En l’espace de 10 ans, M. Côté a été à même de constater l’évolution des tactiques de ceux qui cherchent à tricher au jeu de la démocratie : entré en fonction dans la foulée de l’affaire Pierre Poutine (les appels automatisés, ou robocalls), le voici qui tire sa révérence à l’ère des bots qui propagent de la propagande en ligne – et d’élus comme Pierre Poilievre.

Ce même député qui, selon certains observateurs de la scène politique, importe au pays un populisme à la sauce Trump. Et qui s’était livré à une charge à fond de train contre le directeur général des élections (DGE) en 2014, alors dans ses habits de ministre d’État à la Réforme démocratique.

PHOTO SARAH MONGEAU-BIRKETT, ARCHIVES LA PRESSE

Pierre Poilievre, candidat à la direction
du Parti conservateur du Canada

Quel impact pourrait avoir l’élection de Pierre Poilievre à la direction conservatrice ? « Je ne tomberai pas dans votre piège, lâche le commissaire sortant en riant. J’avais regardé ce qui se passait et j’en tire des conclusions, mais ce sont des conclusions personnelles que je préfère ne pas partager. »

Il ne veut pas non plus trop s’étendre sur les allégations d’ingérence de la Chine dans la dernière campagne électorale. Au début du mois de juin, l’ex-chef conservateur Erin O’Toole a dit que son parti pourrait avoir perdu huit ou neuf sièges en raison des actions de Pékin. Et il y a quelques jours, La Presse Canadienne rapportait que des activités suspicieuses du Parti communiste ont été observées sur le réseau social chinois Douyin.

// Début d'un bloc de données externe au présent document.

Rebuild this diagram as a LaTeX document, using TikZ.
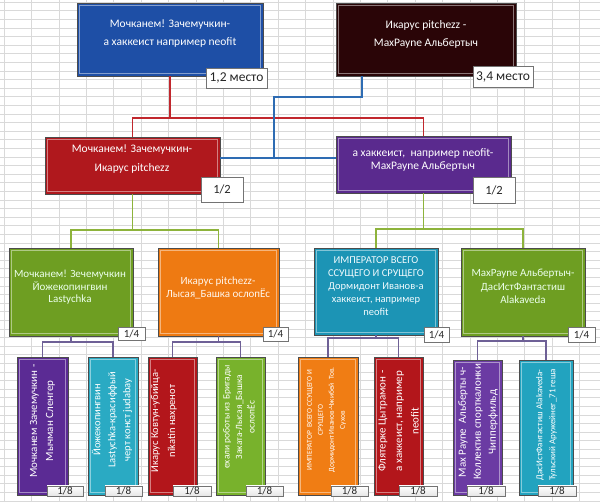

« Nous ne commentons jamais sur les enquêtes que nous pouvons avoir lancées ou pas. Mais plus généralement, je dirai que le Canada, comme bien d’autres pays, n’est pas à l’abri de tentatives par des pays ayant des vues différentes de [faire de l’ingérence] au Canada – et les gens qui pensent qu’on est à l’abri sont dans l’erreur », indique-t-il.

Protection des renseignements personnels

Avant de finir ses boîtes, Yves Côté (re)donne un devoir aux partis fédéraux : procéder à une réforme de la manière dont ils gèrent les renseignements personnels.

À l’heure actuelle, même si les formations doivent élaborer une politique à ce sujet, rien dans la Loi électorale du Canada ne dit quel type de protection elles doivent offrir – une situation que dénoncent depuis des années le commissaire, l’ancien commissaire à la protection de la vie privée Daniel Therrien et le DGE du Canada, Stéphane Perrault.

« Il est temps que le Parlement agisse. Si vous voulez que les Canadiens maintiennent leur confiance dans les partis politiques, dans la manière dont ça se passe, un des gestes que vous pourriez, devriez poser est de répondre à leurs attentes et adopter un régime minimalement contraignant », souligne Yves Côté.

En août, il cédera sa place à Caroline Simard, anciennement au Conseil de la radiodiffusion et des télécommunications canadiennes.